# Trading platforms for a Sydney based trader



## hooikk (9 September 2008)

My problem: I can't quite figure out how/where I can trade the futures/forex market. Can a person in Australia place trades on the NYMEX? I've been doing a bit of research, and I'm just getting confused after reading forums and articles here and there. There are some AU-based people using MetaTrader, NinjaTrader, Interactive Brokers etc etc. Aren't these US-based companies/software? Do I have to open accounts with them to trade?

I'm currently trading CFDs (with IG-Markets) using a fairly straightforward process. Make my analysis using a 3rd party charting program, and then place my trades the next day. IG-Markets is DMA, so I'm looking at the same prices when I'm using my charting software.

IG-Markets seems to have futures contracts as well, but they don't seem to be the same with the prices I'm seeing for the NYMEX (via BodhiGold)

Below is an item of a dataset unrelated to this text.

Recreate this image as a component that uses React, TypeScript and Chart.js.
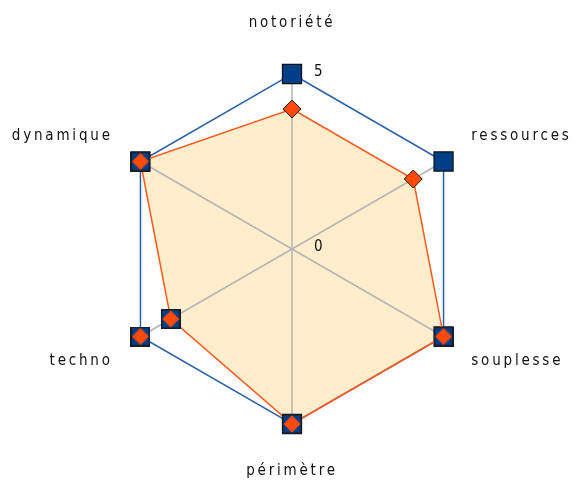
import React, { useEffect, useRef } from "react";
import { Chart, registerables } from "chart.js";

Chart.register(...registerables);

const categories = ["notoriété", "ressources", "souplesse", "périmètre", "techno", "dynamique"];
const seriesTarget = [5, 5, 5, 5, 5, 5];
const seriesScore = [4, 4, 5, 5, 4, 5];
const tickValues = [0, 5];
const tickLabels = ["0", "5"];

function makeComboMarker(): HTMLCanvasElement {
  const c = document.createElement("canvas");
  c.width = 20;
  c.height = 20;
  const g = c.getContext("2d")!;
  g.fillStyle = "#1a1a1a";
  g.fillRect(0, 0, 20, 20);
  g.fillStyle = "#003f88";
  g.fillRect(1.5, 1.5, 17, 17);
  g.fillStyle = "#ff4a0a";
  g.beginPath();
  g.moveTo(10, 1.5);
  g.lineTo(18.5, 10);
  g.lineTo(10, 18.5);
  g.lineTo(1.5, 10);
  g.closePath();
  g.fill();
  return c;
}

const letterSpacingPlugin = {
  id: "letterSpacing",
  beforeDraw(chart: any) {
    (chart.ctx as any).letterSpacing = "2.8px";
  },
  afterDraw(chart: any) {
    (chart.ctx as any).letterSpacing = "0px";
  },
};

const tickTextPlugin = {
  id: "tickText",
  afterDatasetsDraw(chart: any) {
    const scale = chart.scales.r;
    const ctx = chart.ctx;
    ctx.save();
    (ctx as any).letterSpacing = "0px";
    ctx.font = '15px "DejaVu Sans Condensed", "DejaVu Sans", sans-serif';
    ctx.fillStyle = "#111";
    ctx.textAlign = "left";
    ctx.textBaseline = "middle";
    tickValues.forEach((v, i) => {
      const p = scale.getPointPositionForValue(0, v);
      ctx.fillText(tickLabels[i], p.x + 22, p.y - 2);
    });
    ctx.restore();
  },
};

export default function App() {
  const ref = useRef<HTMLCanvasElement | null>(null);
  useEffect(() => {
    if (!ref.current) return;
    const combo = makeComboMarker();
    const chart = new Chart(ref.current, {
      type: "radar",
      data: {
        labels: categories,
        datasets: [
          {
            label: "score",
            data: seriesScore,
            borderColor: "#ff5a1f",
            borderWidth: 1.5,
            backgroundColor: "#ffedcb",
            fill: true,
            pointStyle: (ctx: any) => (ctx.dataIndex <= 1 ? "rectRot" : combo),
            pointRadius: 9,
            pointBackgroundColor: "#ff4a0a",
            pointBorderColor: "#1a1a1a",
            pointBorderWidth: 1,
          },
          {
            label: "cible",
            data: seriesTarget,
            borderColor: "#2a62a8",
            borderWidth: 1.5,
            fill: false,
            pointStyle: (ctx: any) => (ctx.dataIndex === 4 ? combo : "rect"),
            pointRadius: 13.5,
            pointBackgroundColor: "#003f88",
            pointBorderColor: "#111",
            pointBorderWidth: 1.2,
          },
        ],
      },
      options: {
        responsive: false,
        animation: false,
        layout: { padding: { top: 12, bottom: 4, left: 6, right: 0 } },
        plugins: {
          legend: { display: false },
          tooltip: { enabled: false },
          filler: { drawTime: "beforeDraw" },
        },
        scales: {
          r: {
            min: 0,
            max: 5,
            ticks: { display: false, stepSize: 5 },
            grid: { display: false },
            angleLines: { display: true, color: "#b4b4b4", lineWidth: 1.5 },
            pointLabels: {
              display: true,
              color: "#111",
              font: { family: '"DejaVu Sans Condensed", "DejaVu Sans", sans-serif', size: 15 },
              padding: (ctx: any) => (ctx.index === 0 ? 42 : ctx.index === 3 ? 38 : 32),
            },
          },
        },
      },
      plugins: [letterSpacingPlugin, tickTextPlugin],
    } as any);
    return () => chart.destroy();
  }, []);
  return (
    <div style={{ position: "fixed", left: 0, top: 0, width: 576, height: 486, background: "#fff" }}>
      <canvas ref={ref} width={576} height={486} />
    </div>
  );
}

I'm planning to get Amibroker (love the backtesting and ability to customise!) and a separate data feed from JustData. I'd like to be able to use the same approach as with my CFD/shares trading i.e. Make my analysis/scans in Amibroker, and then place trades with a broker. If I'm looking at NYMEX data, I'd rather be placing a trade that is based on NYMEX data. Similarly with forex.

Can someone please enlighten me?


----------



## Trembling Hand (9 September 2008)

Use IB.


----------



## Richard Dale (10 September 2008)

With futures data you must ensure that you are looking at exactly the same delivery month and session.

We quite often get questions from users who ask why their data shows something that their trading platform didn't, but often it's a case of determining exactly what you're looking at.

eg.  Looking at a continuous contract chart and wondering why it doesn't match an individual delivery month (typically because the continuous contract chart is working off a different delivery month).

eg.  You see a price point in your local data which was never achieved on your trading platform - it could be that the trading platform is showing floor-only trades but the data is showing Globex and Floor combined trades.

AmiBroker is a great platform for futures trading - but to do serious back testing with it you need to define point values, minimum tick sizes, margin values etc.  Some data vendors do this for you....


----------



## hooikk (11 September 2008)

Trembling Hand said:


> Use IB.




Any particular reason for Interactive Brokers? Are they the only mob available in Australia?

I had a look at their website, http://www.interactivebrokers.com.au/, but it seems very US-centric


----------



## hooikk (11 September 2008)

Richard Dale said:


> With futures data you must ensure that you are looking at exactly the same delivery month and session.
> 
> We quite often get questions from users who ask why their data shows something that their trading platform didn't, but often it's a case of determining exactly what you're looking at.
> 
> ...




What do you mean by point values?


----------



## Richard Dale (15 October 2008)

The dollar value of each point (i.e. if you had 1 contract, how much would your equity change when it changes 1 point)


----------